> **RECORDS FOR THE EXERCISE**
— Begin —
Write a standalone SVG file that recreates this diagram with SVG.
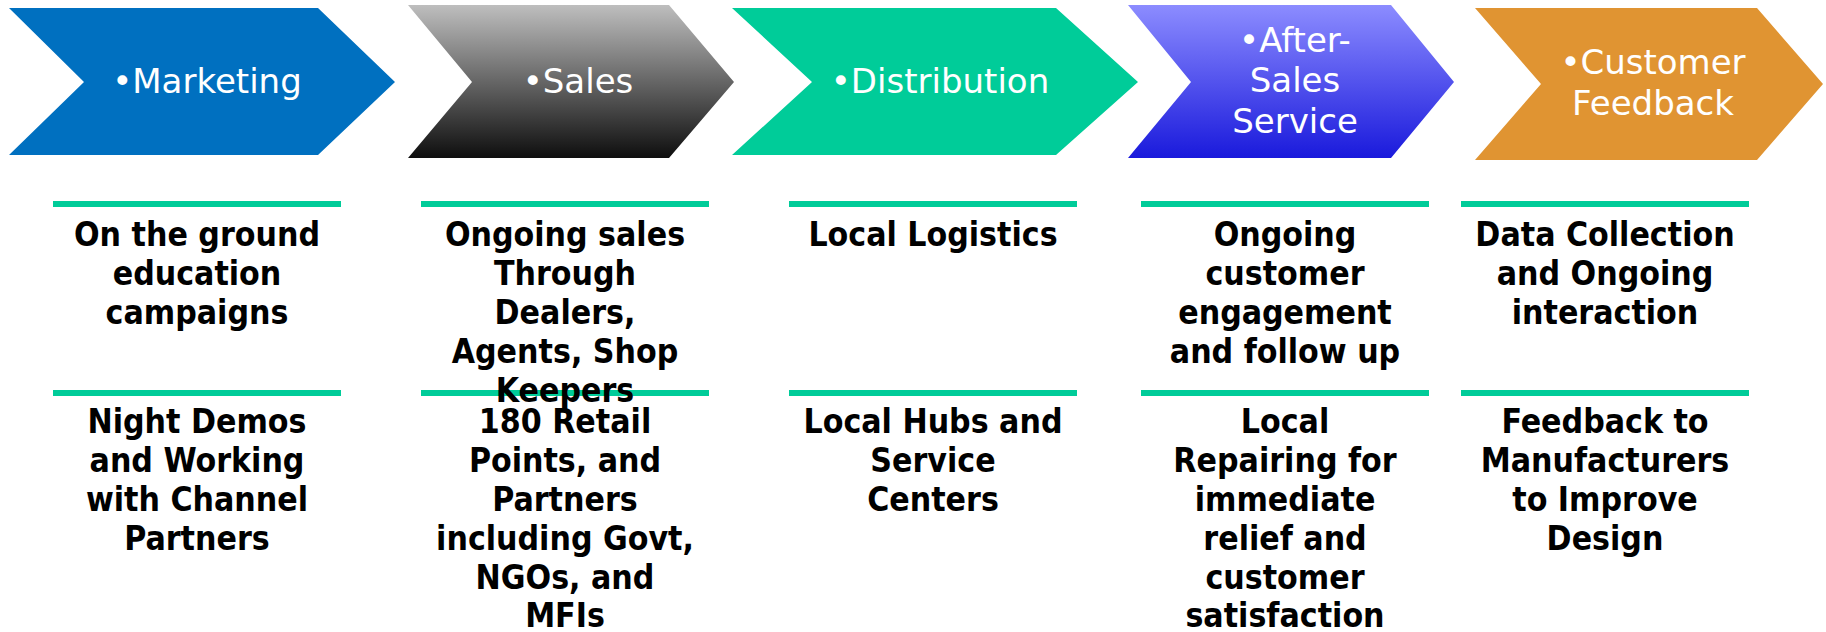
<svg xmlns="http://www.w3.org/2000/svg" width="1826" height="632" viewBox="0 0 1826 632">
<style>
.hd{font-family:"DejaVu Sans",sans-serif;font-size:34px;fill:#FFFFFF;text-anchor:middle}
.bd{font-family:"DejaVu Sans Condensed","DejaVu Sans",sans-serif;font-stretch:condensed;font-weight:bold;font-size:33.5px;fill:#000000;text-anchor:middle}
.ln{fill:#00CC99}
</style>
<defs>
<linearGradient id="gGray" x1="0" y1="0" x2="0" y2="1">
<stop offset="0" stop-color="#BEBEBE"/>
<stop offset="1" stop-color="#0E0E0E"/>
</linearGradient>
<linearGradient id="gBlue" x1="0" y1="0" x2="0" y2="1">
<stop offset="0" stop-color="#8C8CFF"/>
<stop offset="1" stop-color="#1A1ADC"/>
</linearGradient>
</defs>
<rect width="1826" height="632" fill="#FFFFFF"/>
<g id="marketing">
<polygon points="9,8 318,8 395,82 318,155 9,155 84,82" fill="#0070C0"/>
<text class="hd" x="207" y="93">•Marketing</text>
</g>
<g id="sales">
<polygon points="408,5 669,5 734,82 669,158 408,158 472,82" fill="url(#gGray)"/>
<text class="hd" x="578" y="93">•Sales</text>
</g>
<g id="distribution">
<polygon points="732,8 1056,8 1138,82 1056,155 732,155 812,82" fill="#00CC99"/>
<text class="hd" x="940" y="93">•Distribution</text>
</g>
<g id="after-sales">
<polygon points="1128,5 1391,5 1454,82 1391,158 1128,158 1191,82" fill="url(#gBlue)"/>
<text class="hd" x="1295" y="52">•After-</text>
<text class="hd" x="1295" y="92">Sales</text>
<text class="hd" x="1295" y="133">Service</text>
</g>
<g id="feedback">
<polygon points="1475,8 1757,8 1823,84 1757,160 1475,160 1541,84" fill="#E09432"/>
<text class="hd" x="1653" y="74">•Customer</text>
<text class="hd" x="1653" y="115">Feedback</text>
</g>
<g id="dividers">
<rect class="ln" x="53" y="201" width="288" height="6"/>
<rect class="ln" x="421" y="201" width="288" height="6"/>
<rect class="ln" x="789" y="201" width="288" height="6"/>
<rect class="ln" x="1141" y="201" width="288" height="6"/>
<rect class="ln" x="1461" y="201" width="288" height="6"/>
<rect class="ln" x="53" y="390" width="288" height="6"/>
<rect class="ln" x="421" y="390" width="288" height="6"/>
<rect class="ln" x="789" y="390" width="288" height="6"/>
<rect class="ln" x="1141" y="390" width="288" height="6"/>
<rect class="ln" x="1461" y="390" width="288" height="6"/>
</g>
<g id="marketing-details">
<text class="bd" x="197"><tspan x="197" y="246">On the ground</tspan><tspan x="197" y="285">education</tspan><tspan x="197" y="324">campaigns</tspan></text>
<text class="bd" x="197"><tspan x="197" y="433">Night Demos</tspan><tspan x="197" y="472">and Working</tspan><tspan x="197" y="511">with Channel</tspan><tspan x="197" y="550">Partners</tspan></text>
</g>
<g id="sales-details">
<text class="bd" x="565"><tspan x="565" y="246">Ongoing sales</tspan><tspan x="565" y="285">Through</tspan><tspan x="565" y="324">Dealers,</tspan><tspan x="565" y="363">Agents, Shop</tspan><tspan x="565" y="402">Keepers</tspan></text>
<text class="bd" x="565"><tspan x="565" y="433">180 Retail</tspan><tspan x="565" y="472">Points, and</tspan><tspan x="565" y="511">Partners</tspan><tspan x="565" y="550">including Govt,</tspan><tspan x="565" y="589">NGOs, and</tspan><tspan x="565" y="627">MFIs</tspan></text>
</g>
<g id="distribution-details">
<text class="bd" x="933"><tspan x="933" y="246">Local Logistics</tspan></text>
<text class="bd" x="933"><tspan x="933" y="433">Local Hubs and</tspan><tspan x="933" y="472">Service</tspan><tspan x="933" y="511">Centers</tspan></text>
</g>
<g id="after-sales-details">
<text class="bd" x="1285"><tspan x="1285" y="246">Ongoing</tspan><tspan x="1285" y="285">customer</tspan><tspan x="1285" y="324">engagement</tspan><tspan x="1285" y="363">and follow up</tspan></text>
<text class="bd" x="1285"><tspan x="1285" y="433">Local</tspan><tspan x="1285" y="472">Repairing for</tspan><tspan x="1285" y="511">immediate</tspan><tspan x="1285" y="550">relief and</tspan><tspan x="1285" y="589">customer</tspan><tspan x="1285" y="627">satisfaction</tspan></text>
</g>
<g id="feedback-details">
<text class="bd" x="1605"><tspan x="1605" y="246">Data Collection</tspan><tspan x="1605" y="285">and Ongoing</tspan><tspan x="1605" y="324">interaction</tspan></text>
<text class="bd" x="1605"><tspan x="1605" y="433">Feedback to</tspan><tspan x="1605" y="472">Manufacturers</tspan><tspan x="1605" y="511">to Improve</tspan><tspan x="1605" y="550">Design</tspan></text>
</g>
</svg>
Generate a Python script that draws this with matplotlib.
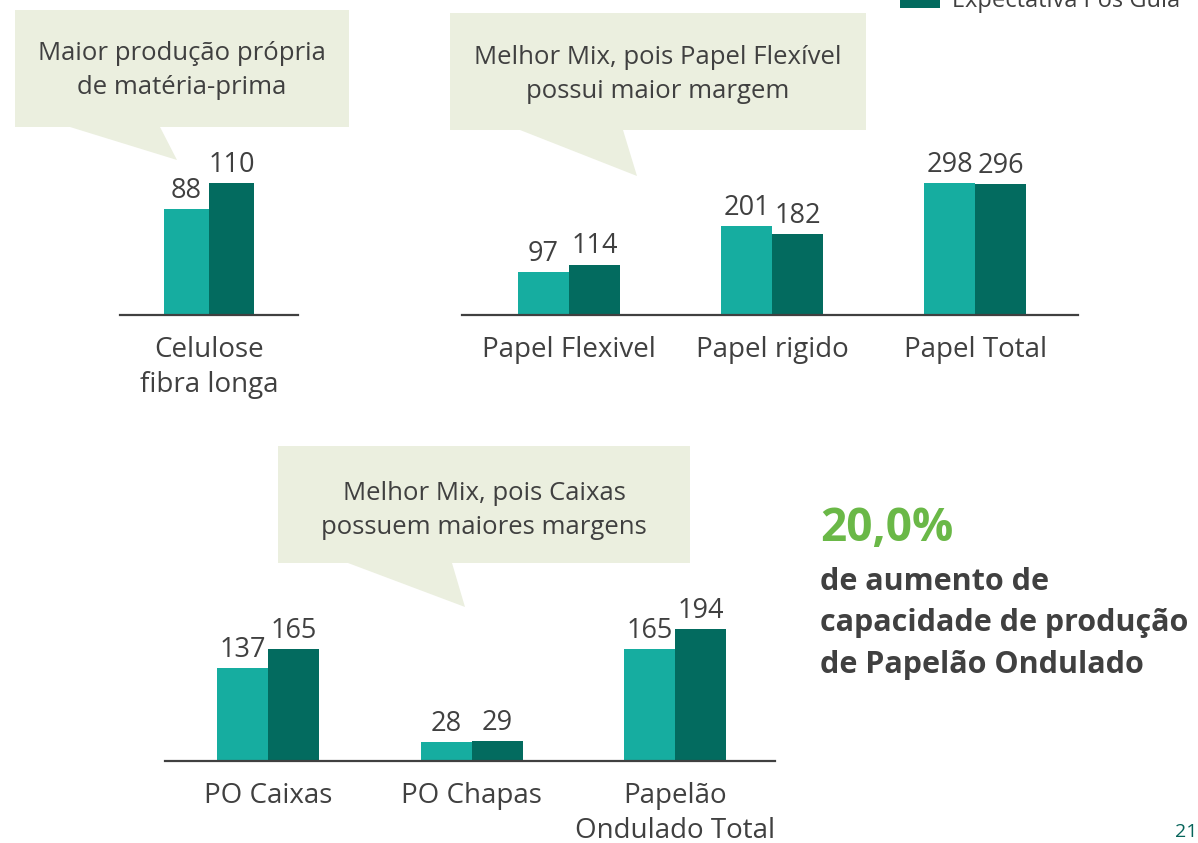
— End —
> **SHORT EXERCISE**
Copy the data exactly. Any picture it contains is to be omitted.

> **EXERCISE OUTPUT**
Write a standalone SVG file that recreates this diagram with SVG.
<svg xmlns="http://www.w3.org/2000/svg" width="1826" height="632" viewBox="0 0 1826 632">
<style>
.hd{font-family:"DejaVu Sans",sans-serif;font-size:34px;fill:#FFFFFF;text-anchor:middle}
.bd{font-family:"DejaVu Sans Condensed","DejaVu Sans",sans-serif;font-stretch:condensed;font-weight:bold;font-size:33.5px;fill:#000000;text-anchor:middle}
.ln{fill:#00CC99}
</style>
<defs>
<linearGradient id="gGray" x1="0" y1="0" x2="0" y2="1">
<stop offset="0" stop-color="#BEBEBE"/>
<stop offset="1" stop-color="#0E0E0E"/>
</linearGradient>
<linearGradient id="gBlue" x1="0" y1="0" x2="0" y2="1">
<stop offset="0" stop-color="#8C8CFF"/>
<stop offset="1" stop-color="#1A1ADC"/>
</linearGradient>
</defs>
<rect width="1826" height="632" fill="#FFFFFF"/>
<g id="marketing">
<polygon points="9,8 318,8 395,82 318,155 9,155 84,82" fill="#0070C0"/>
<text class="hd" x="207" y="93">•Marketing</text>
</g>
<g id="sales">
<polygon points="408,5 669,5 734,82 669,158 408,158 472,82" fill="url(#gGray)"/>
<text class="hd" x="578" y="93">•Sales</text>
</g>
<g id="distribution">
<polygon points="732,8 1056,8 1138,82 1056,155 732,155 812,82" fill="#00CC99"/>
<text class="hd" x="940" y="93">•Distribution</text>
</g>
<g id="after-sales">
<polygon points="1128,5 1391,5 1454,82 1391,158 1128,158 1191,82" fill="url(#gBlue)"/>
<text class="hd" x="1295" y="52">•After-</text>
<text class="hd" x="1295" y="92">Sales</text>
<text class="hd" x="1295" y="133">Service</text>
</g>
<g id="feedback">
<polygon points="1475,8 1757,8 1823,84 1757,160 1475,160 1541,84" fill="#E09432"/>
<text class="hd" x="1653" y="74">•Customer</text>
<text class="hd" x="1653" y="115">Feedback</text>
</g>
<g id="dividers">
<rect class="ln" x="53" y="201" width="288" height="6"/>
<rect class="ln" x="421" y="201" width="288" height="6"/>
<rect class="ln" x="789" y="201" width="288" height="6"/>
<rect class="ln" x="1141" y="201" width="288" height="6"/>
<rect class="ln" x="1461" y="201" width="288" height="6"/>
<rect class="ln" x="53" y="390" width="288" height="6"/>
<rect class="ln" x="421" y="390" width="288" height="6"/>
<rect class="ln" x="789" y="390" width="288" height="6"/>
<rect class="ln" x="1141" y="390" width="288" height="6"/>
<rect class="ln" x="1461" y="390" width="288" height="6"/>
</g>
<g id="marketing-details">
<text class="bd" x="197"><tspan x="197" y="246">On the ground</tspan><tspan x="197" y="285">education</tspan><tspan x="197" y="324">campaigns</tspan></text>
<text class="bd" x="197"><tspan x="197" y="433">Night Demos</tspan><tspan x="197" y="472">and Working</tspan><tspan x="197" y="511">with Channel</tspan><tspan x="197" y="550">Partners</tspan></text>
</g>
<g id="sales-details">
<text class="bd" x="565"><tspan x="565" y="246">Ongoing sales</tspan><tspan x="565" y="285">Through</tspan><tspan x="565" y="324">Dealers,</tspan><tspan x="565" y="363">Agents, Shop</tspan><tspan x="565" y="402">Keepers</tspan></text>
<text class="bd" x="565"><tspan x="565" y="433">180 Retail</tspan><tspan x="565" y="472">Points, and</tspan><tspan x="565" y="511">Partners</tspan><tspan x="565" y="550">including Govt,</tspan><tspan x="565" y="589">NGOs, and</tspan><tspan x="565" y="627">MFIs</tspan></text>
</g>
<g id="distribution-details">
<text class="bd" x="933"><tspan x="933" y="246">Local Logistics</tspan></text>
<text class="bd" x="933"><tspan x="933" y="433">Local Hubs and</tspan><tspan x="933" y="472">Service</tspan><tspan x="933" y="511">Centers</tspan></text>
</g>
<g id="after-sales-details">
<text class="bd" x="1285"><tspan x="1285" y="246">Ongoing</tspan><tspan x="1285" y="285">customer</tspan><tspan x="1285" y="324">engagement</tspan><tspan x="1285" y="363">and follow up</tspan></text>
<text class="bd" x="1285"><tspan x="1285" y="433">Local</tspan><tspan x="1285" y="472">Repairing for</tspan><tspan x="1285" y="511">immediate</tspan><tspan x="1285" y="550">relief and</tspan><tspan x="1285" y="589">customer</tspan><tspan x="1285" y="627">satisfaction</tspan></text>
</g>
<g id="feedback-details">
<text class="bd" x="1605"><tspan x="1605" y="246">Data Collection</tspan><tspan x="1605" y="285">and Ongoing</tspan><tspan x="1605" y="324">interaction</tspan></text>
<text class="bd" x="1605"><tspan x="1605" y="433">Feedback to</tspan><tspan x="1605" y="472">Manufacturers</tspan><tspan x="1605" y="511">to Improve</tspan><tspan x="1605" y="550">Design</tspan></text>
</g>
</svg>
Generate a Python script that draws this with matplotlib.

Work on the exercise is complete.